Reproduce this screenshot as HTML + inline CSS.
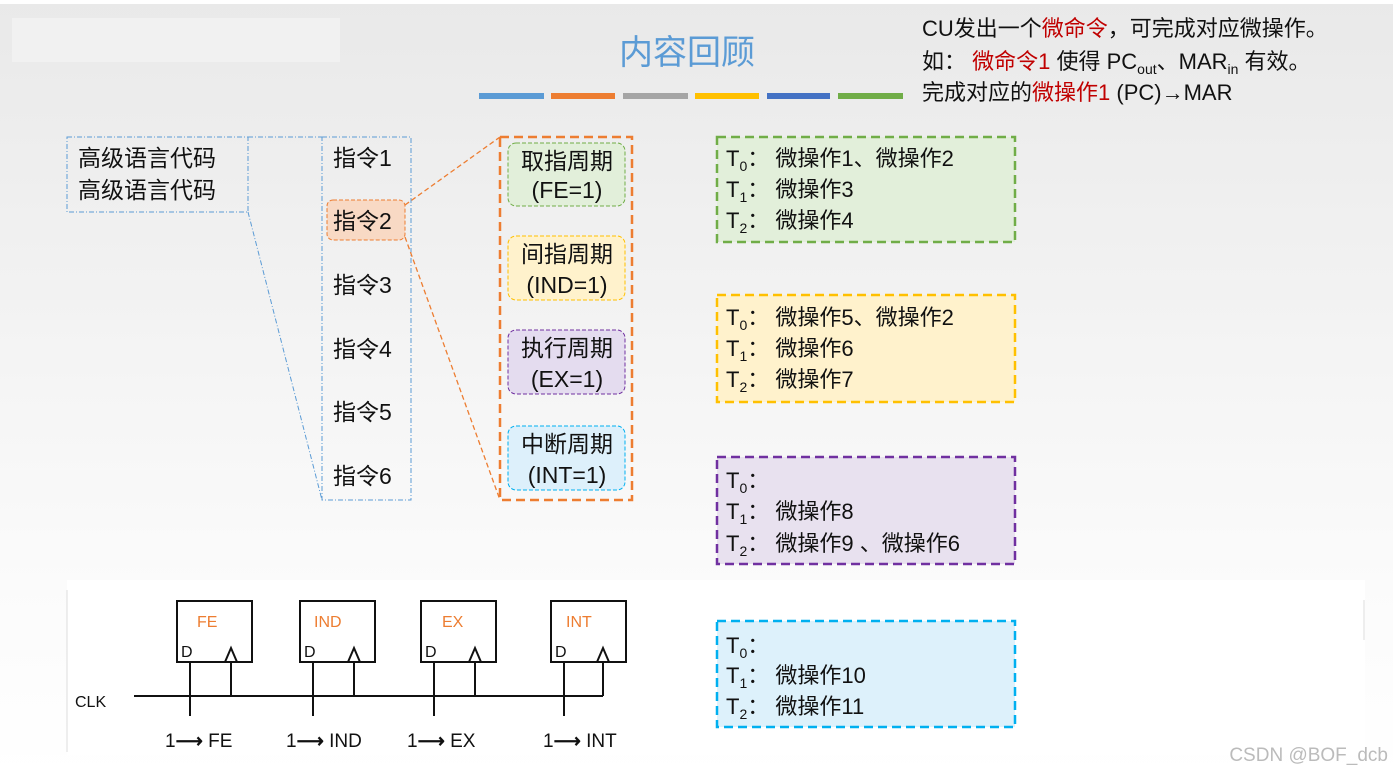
<!DOCTYPE html>
<html><head><meta charset="utf-8"><style>
html,body{margin:0;padding:0;width:1393px;height:777px;overflow:hidden;background:#fff}
svg{display:block}
text{font-family:"Liberation Sans","Noto Sans CJK SC",sans-serif}
</style></head><body>
<svg width="1393" height="777" xmlns="http://www.w3.org/2000/svg">
<defs><linearGradient id="bg" x1="0" y1="0" x2="0" y2="1">
<stop offset="0" stop-color="#e9e9e9"/><stop offset="0.75" stop-color="#fbfbfb"/><stop offset="1" stop-color="#ffffff"/></linearGradient></defs>
<rect width="1393" height="777" fill="url(#bg)"/>
<rect x="0" y="0" width="1393" height="4" fill="#fff"/>
<rect x="12" y="18" width="328" height="44" fill="#f1f1f1"/>
<rect x="67" y="580" width="1298" height="175" fill="#fff"/>
<line x1="67" y1="590" x2="67" y2="752" stroke="#ddd"/>
<line x1="1364" y1="600" x2="1364" y2="640" stroke="#ddd"/>
<text x="687" y="64" font-size="34" fill="#5b9bd5" text-anchor="middle">内容回顾</text>
<g stroke-width="6">
<line x1="479" y1="96" x2="544" y2="96" stroke="#5b9bd5"/>
<line x1="551" y1="96" x2="615" y2="96" stroke="#ed7d31"/>
<line x1="623" y1="96" x2="688" y2="96" stroke="#a5a5a5"/>
<line x1="695" y1="96" x2="759" y2="96" stroke="#ffc000"/>
<line x1="767" y1="96" x2="830" y2="96" stroke="#4472c4"/>
<line x1="838" y1="96" x2="903" y2="96" stroke="#70ad47"/>
</g>
<g font-size="22" fill="#111">
<text x="922" y="36">CU发出一个<tspan fill="#c00000">微命令</tspan>，可完成对应微操作。</text>
<text x="922" y="69">如： <tspan fill="#c00000">微命令1</tspan> 使得 PC<tspan font-size="14" dy="5">out</tspan><tspan dy="-5">、MAR</tspan><tspan font-size="14" dy="5">in</tspan><tspan dy="-5"> 有效。</tspan></text>
<text x="922" y="100">完成对应的<tspan fill="#c00000">微操作1</tspan> (PC)<tspan font-weight="bold">→</tspan>MAR</text>
</g>
<g fill="none" stroke="#5b9bd5" stroke-width="1" stroke-dasharray="5,2,1,2">
<rect x="67" y="137" width="181" height="75"/>
<rect x="322" y="137" width="89" height="363"/>
<line x1="248" y1="137" x2="322" y2="137"/>
<line x1="248" y1="212" x2="322" y2="500"/>
</g>
<g font-size="23" fill="#111">
<text x="78" y="166">高级语言代码</text>
<text x="78" y="198">高级语言代码</text>
<text x="333" y="166">指令1</text>
<text x="333" y="293">指令3</text>
<text x="333" y="357">指令4</text>
<text x="333" y="420">指令5</text>
<text x="333" y="484">指令6</text>
</g>
<rect x="327" y="200" width="78" height="40" rx="6" fill="#f8d9c4" stroke="#ed7d31" stroke-dasharray="4,2"/>
<text x="333" y="229" font-size="23" fill="#111">指令2</text>
<g stroke="#ed7d31" stroke-width="1.3" stroke-dasharray="5,3" fill="none">
<line x1="405" y1="205" x2="500" y2="137"/>
<line x1="405" y1="237" x2="500" y2="500"/>
</g>
<rect x="500" y="137" width="132" height="363" fill="none" stroke="#ed7d31" stroke-width="2.5" stroke-dasharray="9,5"/>
<rect x="508" y="143" width="117" height="63" rx="8" fill="#e2efda" stroke="#70ad47" stroke-dasharray="4,2"/>
<rect x="508" y="236" width="117" height="64" rx="8" fill="#fff2cc" stroke="#ffc000" stroke-dasharray="4,2"/>
<rect x="508" y="330" width="117" height="64" rx="8" fill="#e4dcef" stroke="#7030a0" stroke-dasharray="4,2"/>
<rect x="508" y="426" width="117" height="64" rx="8" fill="#ddf0fb" stroke="#00b0f0" stroke-dasharray="4,2"/>
<g font-size="23" fill="#111" text-anchor="middle">
<text x="567" y="169">取指周期</text><text x="567" y="198">(FE=1)</text>
<text x="567" y="262">间指周期</text><text x="567" y="293">(IND=1)</text>
<text x="567" y="356">执行周期</text><text x="567" y="387">(EX=1)</text>
<text x="567" y="452">中断周期</text><text x="567" y="483">(INT=1)</text>
</g>
<g stroke-width="2.5" stroke-dasharray="9,5">
<rect x="717" y="137" width="298" height="105" fill="#e2efda" stroke="#70ad47"/>
<rect x="717" y="295" width="298" height="107" fill="#fff2cc" stroke="#ffc000"/>
<rect x="717" y="457" width="298" height="107" fill="#e8e1ef" stroke="#7030a0"/>
<rect x="717" y="621" width="298" height="106" fill="#ddf1fb" stroke="#00b0f0"/>
</g>
<g font-size="22" fill="#111">
<text x="726" y="166">T<tspan font-size="14" dy="5">0</tspan><tspan dy="-5">： 微操作1、微操作2</tspan></text>
<text x="726" y="197">T<tspan font-size="14" dy="5">1</tspan><tspan dy="-5">： 微操作3</tspan></text>
<text x="726" y="228">T<tspan font-size="14" dy="5">2</tspan><tspan dy="-5">： 微操作4</tspan></text>
<text x="726" y="325">T<tspan font-size="14" dy="5">0</tspan><tspan dy="-5">： 微操作5、微操作2</tspan></text>
<text x="726" y="356">T<tspan font-size="14" dy="5">1</tspan><tspan dy="-5">： 微操作6</tspan></text>
<text x="726" y="387">T<tspan font-size="14" dy="5">2</tspan><tspan dy="-5">： 微操作7</tspan></text>
<text x="726" y="488">T<tspan font-size="14" dy="5">0</tspan><tspan dy="-5">：</tspan></text>
<text x="726" y="519">T<tspan font-size="14" dy="5">1</tspan><tspan dy="-5">： 微操作8</tspan></text>
<text x="726" y="551">T<tspan font-size="14" dy="5">2</tspan><tspan dy="-5">： 微操作9 、微操作6</tspan></text>
<text x="726" y="653">T<tspan font-size="14" dy="5">0</tspan><tspan dy="-5">：</tspan></text>
<text x="726" y="683">T<tspan font-size="14" dy="5">1</tspan><tspan dy="-5">： 微操作10</tspan></text>
<text x="726" y="714">T<tspan font-size="14" dy="5">2</tspan><tspan dy="-5">： 微操作11</tspan></text>
</g>
<g stroke="#111" stroke-width="2" fill="none">
<line x1="134" y1="696" x2="603" y2="696"/>
<rect x="177" y="601" width="75" height="61"/>
<rect x="300" y="601" width="75" height="61"/>
<rect x="421" y="601" width="75" height="61"/>
<rect x="551" y="601" width="75" height="61"/>
<line x1="190" y1="662" x2="190" y2="716"/><line x1="231" y1="662" x2="231" y2="696"/>
<line x1="313" y1="662" x2="313" y2="716"/><line x1="354" y1="662" x2="354" y2="696"/>
<line x1="434" y1="662" x2="434" y2="716"/><line x1="475" y1="662" x2="475" y2="696"/>
<line x1="564" y1="662" x2="564" y2="716"/><line x1="603" y1="662" x2="603" y2="696"/>
<polyline points="225,662 231,648 237,662"/>
<polyline points="348,662 354,648 360,662"/>
<polyline points="469,662 475,648 481,662"/>
<polyline points="597,662 603,648 609,662"/>
</g>
<g font-size="16" fill="#ed7d31">
<text x="197" y="627">FE</text><text x="314" y="627">IND</text><text x="442" y="627">EX</text><text x="566" y="627">INT</text>
</g>
<g font-size="16" fill="#111">
<text x="181" y="657">D</text><text x="304" y="657">D</text><text x="425" y="657">D</text><text x="555" y="657">D</text>
<text x="75" y="707">CLK</text>
</g>
<g font-size="19" fill="#111">
<text x="165" y="747">1<tspan font-weight="bold">⟶</tspan> FE</text><text x="286" y="747">1<tspan font-weight="bold">⟶</tspan> IND</text><text x="407" y="747">1<tspan font-weight="bold">⟶</tspan> EX</text><text x="543" y="747">1<tspan font-weight="bold">⟶</tspan> INT</text>
</g>
<text x="1388" y="761" font-size="19" fill="#bbb" text-anchor="end">CSDN @BOF_dcb</text>
</svg>
</body></html>
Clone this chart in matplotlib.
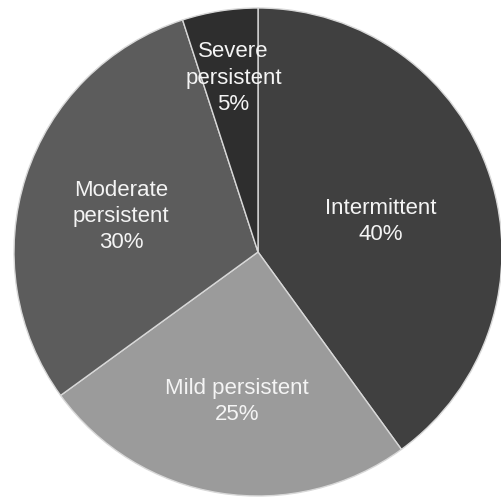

_ _ _

**SET EXERCISE**
Scan the records for the string "this". Copy each line in which it appears.

**FULL RESPONSE**
Reproduce this screenshot as HTML + inline CSS.
Clone this chart in matplotlib.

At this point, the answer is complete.